To make information more readily available, this mapping exercise aimed to generate knowledge and to identify key aspects to consider when organising teacher careers. The findings are meant to assist countries wishing to adapt their teacher career policies with a view of potentially improving teachers’ motivation and ultimately learning.
Using a theoretical framework and a typology of teacher career models and evaluation modalities developed at project inception, it collected accurate country descriptions of teacher career structures, related challenges and perceived effects using existing documents (laws and regulations, basic statistics, existing research evidence) and a limited number of semi-structured interviews in eight countries (Lithuania, Scotland, South Africa, Ethiopia, Peru, Mexico, Colombia, and Thailand). The latter were purposively selected among countries from different geographical zones and income levels and reflect a diversity of innovative teacher careers schemes with the potential to bolster intrinsic motivation.
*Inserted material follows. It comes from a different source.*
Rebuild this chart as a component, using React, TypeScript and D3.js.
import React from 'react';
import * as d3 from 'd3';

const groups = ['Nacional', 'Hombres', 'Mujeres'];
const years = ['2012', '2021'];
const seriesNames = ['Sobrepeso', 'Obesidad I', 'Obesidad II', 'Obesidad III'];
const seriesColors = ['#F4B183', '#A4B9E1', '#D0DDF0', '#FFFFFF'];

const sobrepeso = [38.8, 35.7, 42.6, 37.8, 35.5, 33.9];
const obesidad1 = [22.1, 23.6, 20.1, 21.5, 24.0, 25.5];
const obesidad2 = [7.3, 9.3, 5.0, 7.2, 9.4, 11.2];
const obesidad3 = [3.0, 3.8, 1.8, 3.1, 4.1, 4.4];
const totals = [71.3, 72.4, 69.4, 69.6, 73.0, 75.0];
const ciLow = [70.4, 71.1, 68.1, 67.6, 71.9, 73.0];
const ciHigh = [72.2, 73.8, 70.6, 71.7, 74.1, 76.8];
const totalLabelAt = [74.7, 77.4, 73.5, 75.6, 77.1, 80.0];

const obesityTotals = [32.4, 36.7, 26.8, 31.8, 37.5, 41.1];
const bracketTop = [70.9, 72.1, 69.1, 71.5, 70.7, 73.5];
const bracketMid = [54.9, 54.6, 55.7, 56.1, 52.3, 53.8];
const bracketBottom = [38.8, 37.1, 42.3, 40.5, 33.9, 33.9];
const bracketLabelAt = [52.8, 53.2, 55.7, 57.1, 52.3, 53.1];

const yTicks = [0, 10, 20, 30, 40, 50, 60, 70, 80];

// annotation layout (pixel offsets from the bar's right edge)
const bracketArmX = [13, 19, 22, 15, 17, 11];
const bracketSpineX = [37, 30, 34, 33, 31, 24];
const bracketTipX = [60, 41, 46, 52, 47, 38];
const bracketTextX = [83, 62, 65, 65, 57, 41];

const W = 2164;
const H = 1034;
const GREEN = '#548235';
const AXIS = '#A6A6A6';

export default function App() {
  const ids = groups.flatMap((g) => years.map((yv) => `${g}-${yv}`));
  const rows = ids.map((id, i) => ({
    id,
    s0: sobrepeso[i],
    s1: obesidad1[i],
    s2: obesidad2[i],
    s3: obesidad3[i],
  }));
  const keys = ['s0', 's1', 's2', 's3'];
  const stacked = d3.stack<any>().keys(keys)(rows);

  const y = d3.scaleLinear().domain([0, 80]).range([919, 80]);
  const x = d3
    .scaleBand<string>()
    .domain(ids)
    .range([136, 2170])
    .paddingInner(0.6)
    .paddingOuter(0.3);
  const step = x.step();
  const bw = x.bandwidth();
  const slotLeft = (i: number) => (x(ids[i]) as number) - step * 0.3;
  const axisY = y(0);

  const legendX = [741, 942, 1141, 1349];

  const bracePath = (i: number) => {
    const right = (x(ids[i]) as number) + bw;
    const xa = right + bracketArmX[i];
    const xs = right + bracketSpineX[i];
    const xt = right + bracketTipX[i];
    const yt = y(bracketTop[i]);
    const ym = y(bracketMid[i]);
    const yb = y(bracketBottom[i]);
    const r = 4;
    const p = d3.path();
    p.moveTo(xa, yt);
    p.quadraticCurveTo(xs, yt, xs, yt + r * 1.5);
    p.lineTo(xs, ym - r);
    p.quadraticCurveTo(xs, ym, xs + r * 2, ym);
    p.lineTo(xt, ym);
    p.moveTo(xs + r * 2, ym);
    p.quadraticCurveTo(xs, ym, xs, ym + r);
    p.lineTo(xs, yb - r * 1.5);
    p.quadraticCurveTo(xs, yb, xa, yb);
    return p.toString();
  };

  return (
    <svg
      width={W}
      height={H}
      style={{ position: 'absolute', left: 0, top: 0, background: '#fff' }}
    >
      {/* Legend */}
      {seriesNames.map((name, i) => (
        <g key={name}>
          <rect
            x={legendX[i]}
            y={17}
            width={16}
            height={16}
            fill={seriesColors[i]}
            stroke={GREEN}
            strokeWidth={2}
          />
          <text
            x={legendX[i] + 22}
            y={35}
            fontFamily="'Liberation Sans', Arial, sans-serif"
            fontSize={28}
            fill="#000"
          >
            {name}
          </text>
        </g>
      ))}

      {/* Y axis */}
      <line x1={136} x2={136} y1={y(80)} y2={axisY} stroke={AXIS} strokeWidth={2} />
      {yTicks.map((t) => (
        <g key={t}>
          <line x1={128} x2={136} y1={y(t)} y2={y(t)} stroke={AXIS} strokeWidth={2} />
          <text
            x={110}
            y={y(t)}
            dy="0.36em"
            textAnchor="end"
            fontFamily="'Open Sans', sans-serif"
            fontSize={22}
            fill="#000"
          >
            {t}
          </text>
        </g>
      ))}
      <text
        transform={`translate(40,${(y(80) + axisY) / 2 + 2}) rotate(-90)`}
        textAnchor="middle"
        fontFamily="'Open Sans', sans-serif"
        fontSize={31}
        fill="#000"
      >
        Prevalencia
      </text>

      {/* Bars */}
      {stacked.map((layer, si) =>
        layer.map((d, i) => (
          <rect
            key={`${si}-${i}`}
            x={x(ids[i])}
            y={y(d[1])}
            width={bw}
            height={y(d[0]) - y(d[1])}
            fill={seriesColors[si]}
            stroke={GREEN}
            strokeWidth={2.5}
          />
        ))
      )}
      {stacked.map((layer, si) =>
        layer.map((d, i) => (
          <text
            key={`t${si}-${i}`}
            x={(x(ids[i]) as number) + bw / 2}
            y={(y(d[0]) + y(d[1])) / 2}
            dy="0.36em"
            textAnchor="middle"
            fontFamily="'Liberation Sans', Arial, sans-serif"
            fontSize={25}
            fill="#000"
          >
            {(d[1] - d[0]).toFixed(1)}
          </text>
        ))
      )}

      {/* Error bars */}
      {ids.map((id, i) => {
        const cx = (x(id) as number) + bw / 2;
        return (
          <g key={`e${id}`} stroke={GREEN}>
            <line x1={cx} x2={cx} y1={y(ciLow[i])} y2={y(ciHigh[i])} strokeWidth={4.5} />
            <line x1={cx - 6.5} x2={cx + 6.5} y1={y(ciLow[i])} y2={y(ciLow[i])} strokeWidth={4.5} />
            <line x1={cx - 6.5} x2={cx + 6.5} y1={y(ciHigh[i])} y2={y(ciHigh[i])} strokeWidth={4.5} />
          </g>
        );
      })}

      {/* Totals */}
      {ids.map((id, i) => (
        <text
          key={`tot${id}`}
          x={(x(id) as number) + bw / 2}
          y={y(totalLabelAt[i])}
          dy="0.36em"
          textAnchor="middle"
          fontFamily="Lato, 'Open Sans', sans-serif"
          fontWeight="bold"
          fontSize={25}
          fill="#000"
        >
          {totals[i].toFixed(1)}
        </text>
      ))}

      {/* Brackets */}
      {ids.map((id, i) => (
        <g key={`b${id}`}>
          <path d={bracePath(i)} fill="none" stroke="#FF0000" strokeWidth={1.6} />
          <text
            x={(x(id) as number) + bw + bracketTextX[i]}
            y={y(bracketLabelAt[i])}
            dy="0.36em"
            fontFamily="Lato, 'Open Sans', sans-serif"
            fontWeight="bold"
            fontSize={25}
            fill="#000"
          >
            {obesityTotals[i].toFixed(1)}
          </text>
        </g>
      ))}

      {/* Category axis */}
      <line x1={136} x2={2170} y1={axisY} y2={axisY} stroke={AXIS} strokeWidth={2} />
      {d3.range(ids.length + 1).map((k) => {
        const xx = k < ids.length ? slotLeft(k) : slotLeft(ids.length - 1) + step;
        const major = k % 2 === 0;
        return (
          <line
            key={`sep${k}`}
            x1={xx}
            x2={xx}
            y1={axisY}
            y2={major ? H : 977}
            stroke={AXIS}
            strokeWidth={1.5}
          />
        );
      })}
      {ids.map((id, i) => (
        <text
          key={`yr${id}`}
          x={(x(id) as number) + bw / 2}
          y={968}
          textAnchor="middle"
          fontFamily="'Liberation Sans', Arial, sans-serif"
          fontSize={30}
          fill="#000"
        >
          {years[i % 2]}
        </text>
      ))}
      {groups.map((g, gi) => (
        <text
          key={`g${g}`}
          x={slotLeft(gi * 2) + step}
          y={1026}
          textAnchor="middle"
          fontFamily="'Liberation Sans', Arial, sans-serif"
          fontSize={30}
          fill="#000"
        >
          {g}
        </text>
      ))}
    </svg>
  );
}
Besides making available information on the organisation and management of teacher careers in a diversity of countries, the research findings highlights key aspects that policy makers need to consider before embarking on teacher career reforms. First, certain design choices tend to lead to specific challenges and outcomes when it comes to their implementation and should therefore be taken into account. Second, the results suggest that some ‘pre-requisites of the reform’ are essential for its success no matter which career structure is chosen, i.e. the system capacity for change, adequate financial resources, trust in the education system, teacher buy-in, and clarity about the goals and means of the policy. Inadequate teacher salaries and work conditions, in particular, are key aspects that may considerably hinder the positive effects of teacher career structures. Teacher careers should therefore always be analysed in a wider context as enabling factors considerably contribute to their outcomes.